A Short-Term Alternate Child Care site is in the process of being established for members of a transportation detachment and other U.S. agencies in Rotterdam, the Netherlands. Some of the items already purchased include arts and crafts materials, sports supplies, books and games.
Covenant funding has allowed the garrison to acquire bus services for shuttling youth from school to Youth Services, sports practice and SKIES classes.

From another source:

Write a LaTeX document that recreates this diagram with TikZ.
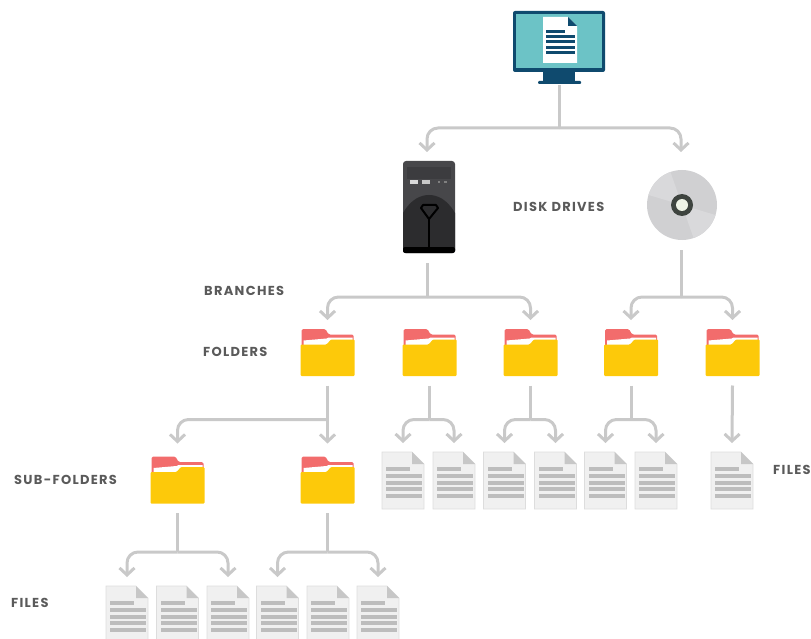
\documentclass[tikz,border=0pt]{standalone}
\usepackage{fontspec}
\usetikzlibrary{arrows.meta}
\newfontfamily\lab[LetterSpace=10]{Poppins}
\definecolor{conn}{HTML}{C9C9C9}
\definecolor{labc}{HTML}{5A5A5A}
\definecolor{navy}{HTML}{0F4A6E}
\definecolor{teal}{HTML}{6CC3C6}
\definecolor{fyel}{HTML}{FDC90A}
\definecolor{fred}{HTML}{F26C6C}
\definecolor{dpage}{HTML}{F0F0F0}
\definecolor{dedge}{HTML}{DDDDDD}
\definecolor{dline}{HTML}{BDBDBD}
\definecolor{tbody}{HTML}{47474A}
\definecolor{tdome}{HTML}{2C2C2E}
\definecolor{tpanel}{HTML}{3C3C3F}
\definecolor{discg}{HTML}{D0D0D2}
\definecolor{discl}{HTML}{D9D9DB}
\definecolor{hubd}{HTML}{3E443F}
\definecolor{hubl}{HTML}{EEF3E6}
\tikzset{
  x=1pt,y=-1pt,
  stem/.style={draw=conn,line width=3pt},
  link/.style={draw=conn,line width=3pt,rounded corners=11pt,-{Straight Barb[length=7pt,width=15pt]}},
  lbl/.style={text=labc,font=\lab\bfseries\fontsize{13}{15}\selectfont,inner sep=0pt,anchor=west},
  monitor/.pic={
    \fill[navy,rounded corners=2pt] (-46,-36) rectangle (46,25);
    \fill[teal] (-43,-33) rectangle (43,21);
    \fill[navy] (-16,25) rectangle (16,34);
    \fill[navy,rounded corners=1pt] (-21,34) rectangle (22,37);
    \fill[white] (-16,-30) -- (9,-30) -- (18,-21) -- (18,16) -- (-16,16) -- cycle;
    \fill[navy] (9,-30) -- (18,-21) -- (9,-21) -- cycle;
    \foreach \yy/\xx in {-15/6,-10/16,-5/16,1/16,6/16}
      \fill[navy] (-13,\yy-1.5) rectangle (\xx,\yy+1.5);
    \coordinate (-bot) at (0,38);
  },
  tower/.pic={
    \fill[tbody,rounded corners=3pt] (-26,-46) rectangle (26,46);
    \fill[tpanel] (-22,-40) rectangle (22,-28);
    \fill[black!15] (-19,-27) rectangle (-11,-23);
    \fill[black!22] (-7,-27) rectangle (1,-23);
    \fill[black!50] (9,-26) rectangle (11,-24);
    \fill[black!50] (15,-26) rectangle (18,-24);
    \fill[tdome] (-26,44) -- (-26,6) .. controls (-18,-8) and (-8,-12) .. (0,-12) .. controls (8,-12) and (18,-8) .. (26,6) -- (26,44) -- cycle;
    \fill[black,rounded corners=2pt] (-26,40) rectangle (26,46);
    \draw[black,line width=2pt,line join=round] (0,12) -- (-8,1) -- (-6,-2) -- (7,-2) -- (9,1) -- cycle;
    \draw[black,line width=1.6pt] (0,12) -- (0,42);
    \coordinate (-top) at (-2,-55);
    \coordinate (-bot) at (-2,56);
  },
  disc/.pic={
    \begin{scope}
      \clip (0,0) circle[radius=35];
      \fill[discg] (-36,-36) rectangle (36,36);
      \fill[discl] (0,0) -- (40,12) -- (36,36) -- (14,40) -- cycle;
      \fill[discl] (0,0) -- (-40,-12) -- (-36,-36) -- (-14,-40) -- cycle;
    \end{scope}
    \fill[hubd] (0,0) circle[radius=11];
    \fill[hubl] (0,0) circle[radius=6];
    \coordinate (-top) at (-1,-53);
    \coordinate (-bot) at (-1,45);
  },
  folder/.pic={
    \fill[fred,rounded corners=1.5pt] (-26,0) -- (-26,-23.5) -- (-2,-23.5) -- (1,-18) -- (26,-18) -- (26,0) -- cycle;
    \fill[white] (-24,-12) -- (-1,-14) -- (1,-15) -- (25,-15) -- (25,-5) -- (-24,-5) -- cycle;
    \fill[fyel,rounded corners=1pt] (-27,-8) -- (-1,-8) -- (3.5,-13) -- (27,-13) -- (27,23.5) -- (-27,23.5) -- cycle;
    \coordinate (-top) at (0,-32.5);
    \coordinate (-bot) at (0,33);
  },
  docfile/.pic={
    \fill[dpage,draw=dedge,line width=0.6pt] (-21,-29) -- (9,-29) -- (21,-17) -- (21,28) -- (-21,28) -- cycle;
    \fill[dline!85] (9,-29) -- (21,-17) -- (9,-17) -- cycle;
    \foreach \yy/\xx in {-12/7,-5/19,2/19,8/19,15/19}
      \fill[dline] (-17,\yy-1.6) rectangle (\xx,\yy+1.6);
    \coordinate (-top) at (0,-38);
  },
}
\begin{document}
\begin{tikzpicture}
\useasboundingbox (0,0) rectangle (811,639);
\clip (0,0) rectangle (811,639);
% icons
\pic (m) at (559,47) {monitor};
\pic (t) at (429,207) {tower};
\pic (d) at (682,205) {disc};
\pic (f1) at (327.5,352.5) {folder};
\pic (f2) at (429.5,352.5) {folder};
\pic (f3) at (530.5,352.5) {folder};
\pic (f4) at (631,352.5) {folder};
\pic (f5) at (732.5,352.5) {folder};
\pic (s1) at (177.5,480) {folder};
\pic (s2) at (327.5,480) {folder};
\pic (a1) at (403,481) {docfile};
\pic (a2) at (454,481) {docfile};
\pic (a3) at (504.5,481) {docfile};
\pic (a4) at (555.5,481) {docfile};
\pic (a5) at (605.5,481) {docfile};
\pic (a6) at (656,481) {docfile};
\pic (a7) at (732,481) {docfile};
\pic (b1) at (127,615) {docfile};
\pic (b2) at (177.5,615) {docfile};
\pic (b3) at (228,615) {docfile};
\pic (b4) at (277.5,615) {docfile};
\pic (b5) at (328,615) {docfile};
\pic (b6) at (378,615) {docfile};
% connectors
\draw[stem] (m-bot) -- ++(0,43) coordinate (jm);
\draw[link] (jm) -| (t-top);
\draw[link] (jm) -| (d-top);
\draw[stem] (t-bot) -- ++(0,34) coordinate (jt);
\draw[link] (jt) -| (f1-top);
\draw[link] (jt) -| (f3-top);
\draw[stem] (d-bot) -- ++(0,47) coordinate (jd);
\draw[link] (jd) -| (f4-top);
\draw[link] (jd) -| (f5-top);
\draw[stem] (f1-bot) -- ++(0,34) coordinate (j1);
\draw[link,shorten >=4pt] (j1) -| (s1-top);
\draw[link,shorten >=4pt] (j1) -- (s2-top);
\draw[stem] (f2-bot) -- ++(0,34) coordinate (j2);
\draw[link] (j2) -| (a1-top);
\draw[link] (j2) -| (a2-top);
\draw[stem] (f3-bot) -- ++(0,34) coordinate (j3);
\draw[link] (j3) -| (a3-top);
\draw[link] (j3) -| (a4-top);
\draw[stem] (f4-bot) -- ++(0,34) coordinate (j4);
\draw[link] (j4) -| (a5-top);
\draw[link] (j4) -| (a6-top);
\draw[link] (f5-bot) -- (a7-top);
\draw[stem] (s1-bot) -- ++(0,39) coordinate (j5);
\draw[link] (j5) -| (b1-top);
\draw[link] (j5) -| (b3-top);
\draw[stem] (s2-bot) -- ++(0,39) coordinate (j6);
\draw[link] (j6) -| (b4-top);
\draw[link] (j6) -| (b6-top);
% labels
\node[lbl] (l1) at (513,207) {DISK DRIVES};
\node[lbl] (l2) at (204,291) {BRANCHES};
\node[lbl] (l3) at (203,352) {FOLDERS};
\node[lbl] (l4) at (14,480) {SUB-FOLDERS};
\node[lbl] (l5) at (773,470) {FILES};
\node[lbl] (l6) at (11,603) {FILES};
\end{tikzpicture}
\end{document}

And free fan busses have transported parents to Department of Defense Dependent Schools sporting events in Germany, directly supporting youth activities.
Covenant dollars in Schinnen have funded education outreach for Family Advocacy and Sexual Assault Awareness programs, and case management services are provided to families experiencing hardships due to domestic abuse.
Money from the Army Family Covenant has helped streamline services for families needing Exceptional Family Member Program services or respite care.
Additionally, Schinnen has invested Covenant dollars in community outreach classes, workshops and events for its Army Family Action Plan and Army Family Team Building programs.
According to Joanne Hernandez, USAG Schinnen Morale, Welfare and Recreation director, other direct or indirect Army Family Covenant benefits this year included the ability to complete Family Advocacy program specialized training and development; funded necessary program materials; and allowed ACS to hold health classes.
With each Covenant signing, a pledge was made. That promise is being kept.